Stochastic Two Points Method for Deep Model Zeroth-order Optimization
Yijiang Pang, Jiayu Zhou
TL;DR
This work tackles zeroth-order optimization for training large deep models by introducing Stochastic Two-Point Search (S2P) and its practical variant VS2P. The authors establish convergence guarantees under both general L-smoothness and relaxed (L0,L1)-smoothness, deriving that the query complexity scales as $O\left(\frac{d}{\epsilon^2}\right)$ in both regimes and revealing connections between gradient-free random-search techniques. VS2P enhances practicality via gamma clipping and a sign trick to reduce forward passes, achieving better empirical performance and robustness across image and language tasks, with notable speedups.

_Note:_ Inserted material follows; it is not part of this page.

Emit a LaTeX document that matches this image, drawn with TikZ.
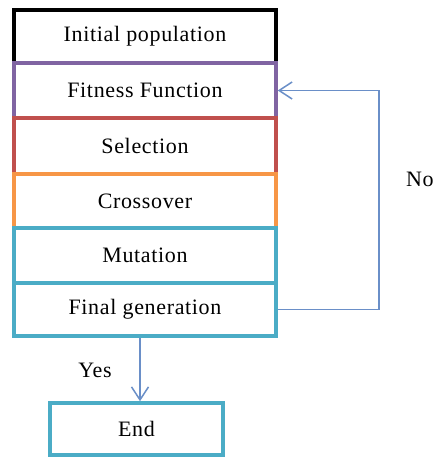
\documentclass[tikz,border=0pt]{standalone}
\usepackage{fontspec}
\setmainfont{Liberation Serif}[LetterSpace=3]
\usetikzlibrary{arrows.meta}
\definecolor{cblack}{HTML}{000000}
\definecolor{cpurple}{HTML}{8064A2}
\definecolor{cred}{HTML}{C0504D}
\definecolor{corange}{HTML}{F79646}
\definecolor{cteal}{HTML}{4BACC6}
\definecolor{carrow}{HTML}{6A8FC8}
\begin{document}
\begin{tikzpicture}[x=1pt,y=1pt,
  stage/.style={draw,line width=3.5pt,minimum width=262pt,inner sep=0pt,
    font=\fontsize{22}{26}\selectfont,fill=white},
  flow/.style={draw=carrow,line width=1.5pt,
    -{Straight Barb[length=13pt,width=17pt,line width=1.5pt]}},
  lbl/.style={font=\fontsize{22}{26}\selectfont,inner sep=0pt}]
\useasboundingbox (0,0) rectangle (433,458);
\fill[white] (0,0) rectangle (433,458);
\node[stage,draw=cblack,minimum height=53pt] (init) at (145,421.5) {Initial population};
\node[stage,draw=cpurple,minimum height=55pt] (fit) at (145,367.5) {Fitness Function};
\node[stage,draw=cred,minimum height=56pt] (sel) at (145,312) {Selection};
\node[stage,draw=corange,minimum height=54pt] (cross) at (145,257) {Crossover};
\node[stage,draw=cteal,minimum height=55pt] (mut) at (145,202.5) {Mutation};
\node[stage,draw=cteal,minimum height=53pt] (final) at (145,148.5) {Final generation};
\node[stage,draw=cteal,minimum width=173pt,minimum height=52pt] (end) at (136.5,29) {End};
\coordinate (fs) at ([xshift=-5pt]final.south);
\draw[flow] (fs) -- (fs |- end.north);
\draw[flow] (final.east) -- ++(101,0) coordinate (corner) |- (fit.east);
\node[lbl] (yes) at (95,88) {Yes};
\node[lbl,anchor=west] (no) at (406,279) {No};
\end{tikzpicture}
\end{document}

The results suggest that carefully designed step-size strategies and perturbation-based updates can offer competitive zeroth-order alternatives for adapting deep models without backpropagation, albeit with limitations in lower-bound analyses for certain MeZO-like methods and area for hyper-parameter tuning research.
Abstract
Large foundation models, such as large language models, have performed exceptionally well in various application scenarios. Building or fully fine-tuning such large models is usually prohibitive due to either hardware budget or lack of access to backpropagation. The zeroth-order methods offer a promising direction for tackling this challenge, where only forward passes are needed to update the model. This paper introduces an efficient Stochastic Two-Point (S2P) approach within the gradient-free regime. We present the theoretical convergence properties of S2P under the general and relaxed smoothness assumptions, and the derived results help understand and inherently connect the two popular types of zeroth-order methods, basic random search and stochastic three-point method. The theoretical properties also shed light on a Variant of S2P (VS2P), through exploiting our new convergence properties that better represent the dynamics of deep models in training. Our comprehensive empirical results show that VS2P is highly effective in optimizing objectives for deep models. It outperforms or achieves competitive performance compared to standard methods across various model types and scales.